SET PROBLEM. Starting at the first line of the listing below, repeat each line exactly until the line containing "yticks = [0, 5, 10, 15, 20, 25, 30, 35, 40]", which you include. Leave out pictures.

RECORDED INFORMATION.

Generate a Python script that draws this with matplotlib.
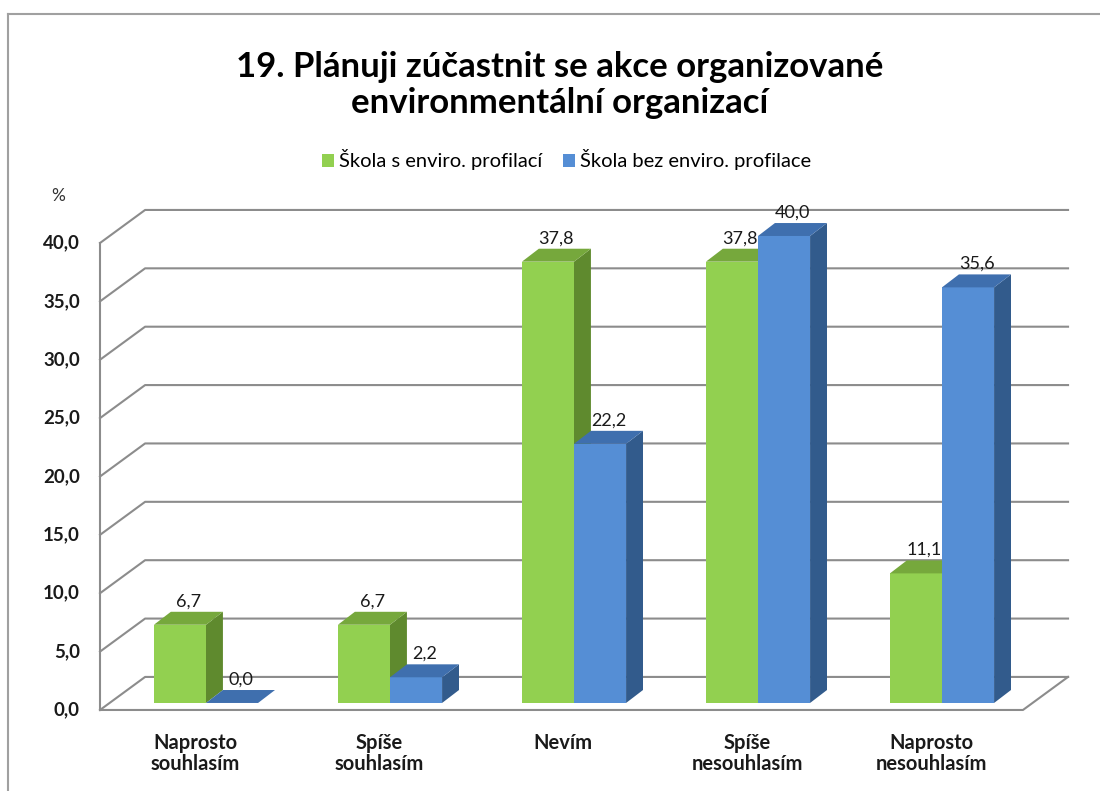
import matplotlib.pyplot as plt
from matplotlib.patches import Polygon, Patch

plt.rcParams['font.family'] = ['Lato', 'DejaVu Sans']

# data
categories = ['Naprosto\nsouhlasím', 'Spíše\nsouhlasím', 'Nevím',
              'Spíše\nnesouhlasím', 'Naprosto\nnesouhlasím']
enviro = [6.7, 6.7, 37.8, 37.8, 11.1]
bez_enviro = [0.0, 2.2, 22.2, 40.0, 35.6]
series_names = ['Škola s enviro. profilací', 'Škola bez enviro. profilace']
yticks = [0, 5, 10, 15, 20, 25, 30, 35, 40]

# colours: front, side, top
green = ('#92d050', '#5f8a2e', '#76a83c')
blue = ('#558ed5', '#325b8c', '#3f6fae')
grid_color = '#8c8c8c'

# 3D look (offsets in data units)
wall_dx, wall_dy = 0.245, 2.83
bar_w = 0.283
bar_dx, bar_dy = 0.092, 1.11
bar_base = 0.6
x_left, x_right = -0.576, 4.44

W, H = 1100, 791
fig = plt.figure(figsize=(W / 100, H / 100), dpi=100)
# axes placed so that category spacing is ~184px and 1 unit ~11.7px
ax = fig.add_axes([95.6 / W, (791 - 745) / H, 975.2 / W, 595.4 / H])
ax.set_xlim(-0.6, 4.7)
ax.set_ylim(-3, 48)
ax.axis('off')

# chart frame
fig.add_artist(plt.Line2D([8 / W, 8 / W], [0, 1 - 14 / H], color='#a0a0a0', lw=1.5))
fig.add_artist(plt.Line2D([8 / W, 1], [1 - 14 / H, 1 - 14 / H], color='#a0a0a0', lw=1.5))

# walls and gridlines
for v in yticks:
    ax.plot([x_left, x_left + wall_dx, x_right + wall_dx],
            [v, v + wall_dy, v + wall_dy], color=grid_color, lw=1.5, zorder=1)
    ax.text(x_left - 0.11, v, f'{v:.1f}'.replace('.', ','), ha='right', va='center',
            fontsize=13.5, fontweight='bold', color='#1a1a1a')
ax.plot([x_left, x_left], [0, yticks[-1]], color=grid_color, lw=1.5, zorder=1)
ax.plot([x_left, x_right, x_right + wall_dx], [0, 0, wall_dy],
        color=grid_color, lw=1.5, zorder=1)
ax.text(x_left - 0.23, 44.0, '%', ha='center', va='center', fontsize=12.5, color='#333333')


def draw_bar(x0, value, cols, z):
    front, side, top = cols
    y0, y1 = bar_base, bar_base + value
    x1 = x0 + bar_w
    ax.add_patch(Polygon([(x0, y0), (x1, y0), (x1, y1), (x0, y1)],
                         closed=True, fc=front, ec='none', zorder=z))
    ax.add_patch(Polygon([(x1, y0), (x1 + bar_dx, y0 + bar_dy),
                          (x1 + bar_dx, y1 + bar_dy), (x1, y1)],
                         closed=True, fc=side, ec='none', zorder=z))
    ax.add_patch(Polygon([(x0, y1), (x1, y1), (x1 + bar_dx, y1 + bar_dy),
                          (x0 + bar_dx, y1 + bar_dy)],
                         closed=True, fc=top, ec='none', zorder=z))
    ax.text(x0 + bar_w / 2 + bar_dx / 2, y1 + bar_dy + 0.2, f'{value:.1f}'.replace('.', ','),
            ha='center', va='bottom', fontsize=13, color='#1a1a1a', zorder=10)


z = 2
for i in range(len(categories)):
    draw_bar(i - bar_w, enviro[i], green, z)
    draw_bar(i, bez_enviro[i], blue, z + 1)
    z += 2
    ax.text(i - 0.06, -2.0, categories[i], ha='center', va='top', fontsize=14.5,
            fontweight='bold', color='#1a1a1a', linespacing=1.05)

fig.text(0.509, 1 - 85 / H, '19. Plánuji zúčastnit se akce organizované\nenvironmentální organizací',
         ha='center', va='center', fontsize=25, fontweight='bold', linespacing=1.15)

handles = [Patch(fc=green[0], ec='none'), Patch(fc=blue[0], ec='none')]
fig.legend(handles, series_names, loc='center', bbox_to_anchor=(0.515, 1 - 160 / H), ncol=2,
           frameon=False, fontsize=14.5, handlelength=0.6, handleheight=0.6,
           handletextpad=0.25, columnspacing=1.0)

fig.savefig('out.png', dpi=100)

REPLY.
Generate a Python script that draws this with matplotlib.
import matplotlib.pyplot as plt
from matplotlib.patches import Polygon, Patch

plt.rcParams['font.family'] = ['Lato', 'DejaVu Sans']

# data
categories = ['Naprosto\nsouhlasím', 'Spíše\nsouhlasím', 'Nevím',
              'Spíše\nnesouhlasím', 'Naprosto\nnesouhlasím']
enviro = [6.7, 6.7, 37.8, 37.8, 11.1]
bez_enviro = [0.0, 2.2, 22.2, 40.0, 35.6]
series_names = ['Škola s enviro. profilací', 'Škola bez enviro. profilace']
yticks = [0, 5, 10, 15, 20, 25, 30, 35, 40]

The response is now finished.